My son is interested in trying to play soccer at college and I wanted to get a dataset of colleges and universities with their associated conference and division, average SAT score, acceptance rate and annual cost. I suspect there’s an app for this already, but what better way to deal with the stress of choosing how to get gouged by higher education than by turning this into a data problem? Also we wanted to take a road trip into New England to take a look at some schools, so we thought it would be useful to put them on a map (click for the full interactive map).
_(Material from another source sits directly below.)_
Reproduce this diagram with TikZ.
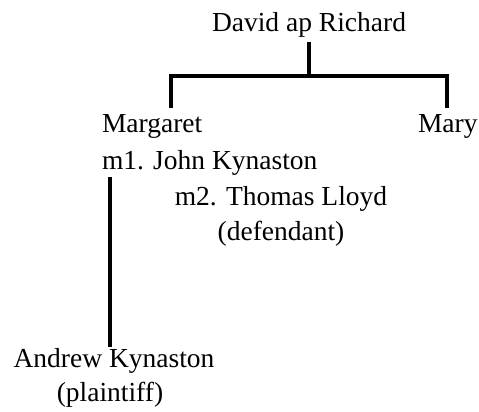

I started by using wikitable2csv to download the tables for the following Wikipedia Pages:
- List of NCAA Division I men’s soccer programs
- List of NCAA Division II men’s soccer programs
- List of NCAA Division III institutions
I also downloaded the most recent College School Card Data, and was hoping that they would join easily, but (of course) the school names didn’t match up well (562/854). I experimented for a bit using Wikidata (in OpenRefine and reconciler) to first reconcile the datasets and then join using the WikidataID. But that seemed to yield some weird false positives that I didn’t understand. It’s quite possible there was a better way to do the reconciliation though. I had hoped that the OPEID in the College School Card Data would also be in Wikidata, but alas it wasn’t.
So I ended up arriving at an acceptable solution that limits potential matches using the state name, and then finding the closest match using the Levenshtein Distance. This yielded 785/854 matches. I had to set a threshold of .10 (edit distance / total length) because I found that if the distance was higher false positives started to creep in. I’m looking at you City College of New York and Devry College of New York. I’ll hand code the remaining 70 when I get a chance.
Actually, if you’d like to help out, I dropped the Github data in a publicly editable Google Sheet. The Misses sheet has the remaining 70 that need to be matched, and the College Score Card sheet has the full list of schools. If you find a match add the OPEID to the Misses sheet and I’ll do the rest of merging the data into the main dataset.
Once they are completely matched up I was thinking that a follow on project might be to try to get the OPEIDs added to Wikidata, and maybe adding the NCAA division and Conference information. That way the next time someone is doing this it’ll be a bit easier? Also having the OPEID in Wikidata should make it easier to keep other information from the College School Card Data up to date?